Code that draws figures
■ ■ ■

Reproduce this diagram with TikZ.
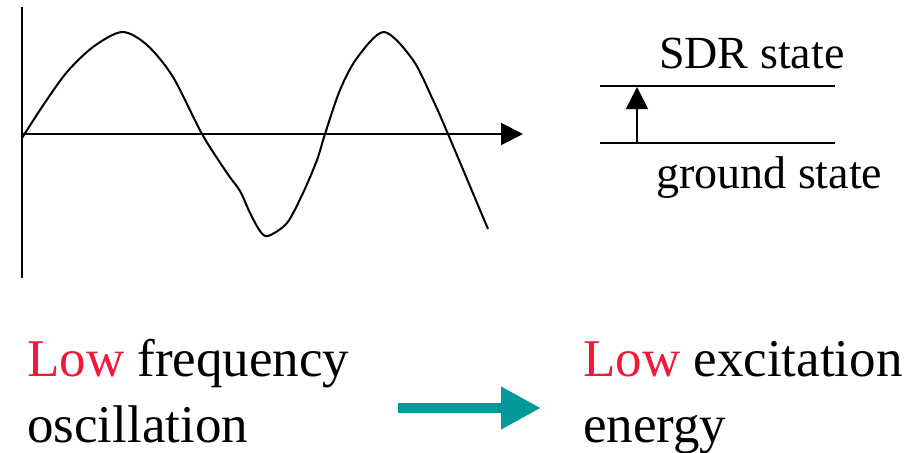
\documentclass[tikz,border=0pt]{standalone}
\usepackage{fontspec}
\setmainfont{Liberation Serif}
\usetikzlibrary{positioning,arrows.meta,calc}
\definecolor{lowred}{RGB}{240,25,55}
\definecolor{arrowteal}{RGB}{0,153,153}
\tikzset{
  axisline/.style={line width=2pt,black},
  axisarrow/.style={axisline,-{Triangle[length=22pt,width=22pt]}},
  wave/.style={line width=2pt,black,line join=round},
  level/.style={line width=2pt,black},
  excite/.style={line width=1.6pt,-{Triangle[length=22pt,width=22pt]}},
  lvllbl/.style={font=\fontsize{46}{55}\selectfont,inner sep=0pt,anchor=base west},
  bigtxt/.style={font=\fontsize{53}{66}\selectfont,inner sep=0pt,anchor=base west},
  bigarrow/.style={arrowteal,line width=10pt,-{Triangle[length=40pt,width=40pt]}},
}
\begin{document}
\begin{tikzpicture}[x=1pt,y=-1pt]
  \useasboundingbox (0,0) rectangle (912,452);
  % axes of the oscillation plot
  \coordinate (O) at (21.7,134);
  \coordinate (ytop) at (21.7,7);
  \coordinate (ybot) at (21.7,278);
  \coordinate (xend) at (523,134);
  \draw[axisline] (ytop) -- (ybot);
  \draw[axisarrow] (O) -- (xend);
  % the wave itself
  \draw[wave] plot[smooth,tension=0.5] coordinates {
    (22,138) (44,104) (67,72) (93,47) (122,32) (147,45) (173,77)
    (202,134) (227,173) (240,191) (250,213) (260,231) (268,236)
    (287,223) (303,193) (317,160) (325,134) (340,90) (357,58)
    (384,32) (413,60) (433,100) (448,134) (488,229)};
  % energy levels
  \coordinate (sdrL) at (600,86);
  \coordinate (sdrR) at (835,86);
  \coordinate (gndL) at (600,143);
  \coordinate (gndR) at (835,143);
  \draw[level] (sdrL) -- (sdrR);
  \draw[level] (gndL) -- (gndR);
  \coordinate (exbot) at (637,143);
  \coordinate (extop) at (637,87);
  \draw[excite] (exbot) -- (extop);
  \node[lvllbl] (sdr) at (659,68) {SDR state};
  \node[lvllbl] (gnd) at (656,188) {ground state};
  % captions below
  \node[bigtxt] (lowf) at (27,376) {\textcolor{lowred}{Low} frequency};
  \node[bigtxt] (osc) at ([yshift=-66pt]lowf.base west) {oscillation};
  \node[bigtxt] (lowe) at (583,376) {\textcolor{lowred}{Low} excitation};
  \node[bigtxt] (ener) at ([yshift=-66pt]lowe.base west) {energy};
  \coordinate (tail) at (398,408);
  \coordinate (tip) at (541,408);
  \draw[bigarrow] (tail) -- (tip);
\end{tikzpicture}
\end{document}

■ ■ ■

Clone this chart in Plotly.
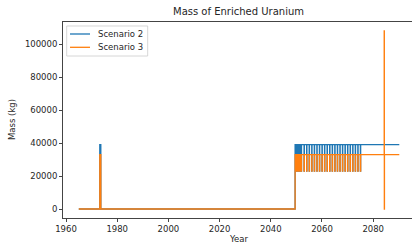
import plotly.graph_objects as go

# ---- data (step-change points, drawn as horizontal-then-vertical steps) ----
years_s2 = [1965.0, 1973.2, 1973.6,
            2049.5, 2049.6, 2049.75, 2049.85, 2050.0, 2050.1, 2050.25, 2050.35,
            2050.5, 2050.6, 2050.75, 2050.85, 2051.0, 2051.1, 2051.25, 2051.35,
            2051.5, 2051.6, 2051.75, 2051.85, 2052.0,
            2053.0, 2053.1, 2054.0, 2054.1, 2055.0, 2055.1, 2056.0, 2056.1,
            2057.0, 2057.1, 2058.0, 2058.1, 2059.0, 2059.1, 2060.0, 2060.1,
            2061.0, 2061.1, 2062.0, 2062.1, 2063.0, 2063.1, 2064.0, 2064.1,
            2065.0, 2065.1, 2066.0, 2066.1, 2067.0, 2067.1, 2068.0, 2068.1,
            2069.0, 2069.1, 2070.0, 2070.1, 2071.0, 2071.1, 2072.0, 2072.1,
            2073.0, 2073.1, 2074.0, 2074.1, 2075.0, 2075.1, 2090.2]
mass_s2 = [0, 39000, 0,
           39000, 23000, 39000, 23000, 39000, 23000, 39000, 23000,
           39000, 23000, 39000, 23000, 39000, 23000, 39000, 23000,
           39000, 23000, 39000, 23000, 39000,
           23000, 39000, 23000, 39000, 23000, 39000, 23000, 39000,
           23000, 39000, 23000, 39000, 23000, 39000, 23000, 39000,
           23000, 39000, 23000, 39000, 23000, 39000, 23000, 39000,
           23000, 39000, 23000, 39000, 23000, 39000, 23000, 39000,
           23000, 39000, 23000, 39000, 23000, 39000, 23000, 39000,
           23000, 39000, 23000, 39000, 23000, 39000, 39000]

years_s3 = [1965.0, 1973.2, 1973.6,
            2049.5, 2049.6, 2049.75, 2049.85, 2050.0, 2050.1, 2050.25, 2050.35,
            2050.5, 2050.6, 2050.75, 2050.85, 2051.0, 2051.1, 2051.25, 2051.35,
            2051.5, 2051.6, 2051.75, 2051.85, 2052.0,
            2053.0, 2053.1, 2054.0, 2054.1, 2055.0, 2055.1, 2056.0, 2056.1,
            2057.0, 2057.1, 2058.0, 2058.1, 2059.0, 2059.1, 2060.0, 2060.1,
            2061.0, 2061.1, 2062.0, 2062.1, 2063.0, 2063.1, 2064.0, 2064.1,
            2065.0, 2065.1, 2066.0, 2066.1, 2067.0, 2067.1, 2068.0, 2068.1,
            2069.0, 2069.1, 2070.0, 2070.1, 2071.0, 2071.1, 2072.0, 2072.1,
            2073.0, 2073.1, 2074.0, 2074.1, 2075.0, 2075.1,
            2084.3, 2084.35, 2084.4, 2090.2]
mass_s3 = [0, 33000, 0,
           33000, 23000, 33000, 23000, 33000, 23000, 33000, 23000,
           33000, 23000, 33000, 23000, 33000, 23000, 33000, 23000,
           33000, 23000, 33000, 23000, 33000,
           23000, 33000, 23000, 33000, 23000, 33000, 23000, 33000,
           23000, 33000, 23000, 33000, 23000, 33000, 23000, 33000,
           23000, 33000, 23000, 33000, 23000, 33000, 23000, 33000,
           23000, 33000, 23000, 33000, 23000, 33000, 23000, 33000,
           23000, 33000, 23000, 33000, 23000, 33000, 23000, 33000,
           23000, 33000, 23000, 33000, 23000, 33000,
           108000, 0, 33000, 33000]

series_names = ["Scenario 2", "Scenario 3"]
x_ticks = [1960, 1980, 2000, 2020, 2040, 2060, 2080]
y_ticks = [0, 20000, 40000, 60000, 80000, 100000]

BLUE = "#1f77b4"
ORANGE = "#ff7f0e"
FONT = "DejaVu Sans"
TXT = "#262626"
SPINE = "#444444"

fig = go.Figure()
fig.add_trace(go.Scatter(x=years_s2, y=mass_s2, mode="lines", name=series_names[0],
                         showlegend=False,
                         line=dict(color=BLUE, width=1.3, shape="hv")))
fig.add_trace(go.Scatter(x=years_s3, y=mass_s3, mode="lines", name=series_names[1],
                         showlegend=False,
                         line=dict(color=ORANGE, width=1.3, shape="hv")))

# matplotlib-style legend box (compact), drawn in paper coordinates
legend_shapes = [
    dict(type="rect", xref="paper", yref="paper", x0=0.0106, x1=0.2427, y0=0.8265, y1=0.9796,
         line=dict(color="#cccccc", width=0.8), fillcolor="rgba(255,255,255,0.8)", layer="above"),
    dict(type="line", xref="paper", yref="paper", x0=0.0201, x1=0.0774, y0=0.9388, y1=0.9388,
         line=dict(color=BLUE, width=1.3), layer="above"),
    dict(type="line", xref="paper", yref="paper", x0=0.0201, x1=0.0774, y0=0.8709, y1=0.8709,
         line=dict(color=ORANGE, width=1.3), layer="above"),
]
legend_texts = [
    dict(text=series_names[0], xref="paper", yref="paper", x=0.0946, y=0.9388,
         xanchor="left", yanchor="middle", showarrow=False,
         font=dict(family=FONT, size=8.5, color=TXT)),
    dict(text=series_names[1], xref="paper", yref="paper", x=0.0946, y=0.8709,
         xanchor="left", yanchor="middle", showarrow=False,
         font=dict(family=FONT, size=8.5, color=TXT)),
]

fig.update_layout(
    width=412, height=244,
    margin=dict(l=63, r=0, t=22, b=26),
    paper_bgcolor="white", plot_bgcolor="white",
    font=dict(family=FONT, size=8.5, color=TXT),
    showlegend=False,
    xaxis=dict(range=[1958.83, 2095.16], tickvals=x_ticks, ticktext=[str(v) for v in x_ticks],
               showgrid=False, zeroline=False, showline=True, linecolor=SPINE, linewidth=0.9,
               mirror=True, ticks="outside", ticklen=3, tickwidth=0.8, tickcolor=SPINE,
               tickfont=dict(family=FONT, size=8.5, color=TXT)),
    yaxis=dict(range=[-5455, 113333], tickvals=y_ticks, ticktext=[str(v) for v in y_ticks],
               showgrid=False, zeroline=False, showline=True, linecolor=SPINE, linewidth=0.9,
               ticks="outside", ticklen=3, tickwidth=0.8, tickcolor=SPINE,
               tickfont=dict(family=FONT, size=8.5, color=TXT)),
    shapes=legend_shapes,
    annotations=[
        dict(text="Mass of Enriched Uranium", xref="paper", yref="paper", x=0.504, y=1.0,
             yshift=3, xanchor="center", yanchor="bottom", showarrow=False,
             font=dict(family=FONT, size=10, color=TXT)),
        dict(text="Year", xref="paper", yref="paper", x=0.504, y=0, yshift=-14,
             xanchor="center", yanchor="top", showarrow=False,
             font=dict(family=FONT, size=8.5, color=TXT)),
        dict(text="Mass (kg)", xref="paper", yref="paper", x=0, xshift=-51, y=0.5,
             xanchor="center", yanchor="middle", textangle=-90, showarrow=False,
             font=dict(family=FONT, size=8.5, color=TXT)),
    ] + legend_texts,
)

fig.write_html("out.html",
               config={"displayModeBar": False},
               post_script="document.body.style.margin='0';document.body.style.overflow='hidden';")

■ ■ ■

Task details:
Look above for the line containing "Clone this chart in Plotly.", then write out every line from there down to the line containing "import plotly.graph_objects as go", that line included, with no pictures.

Final result:
Clone this chart in Plotly.
import plotly.graph_objects as go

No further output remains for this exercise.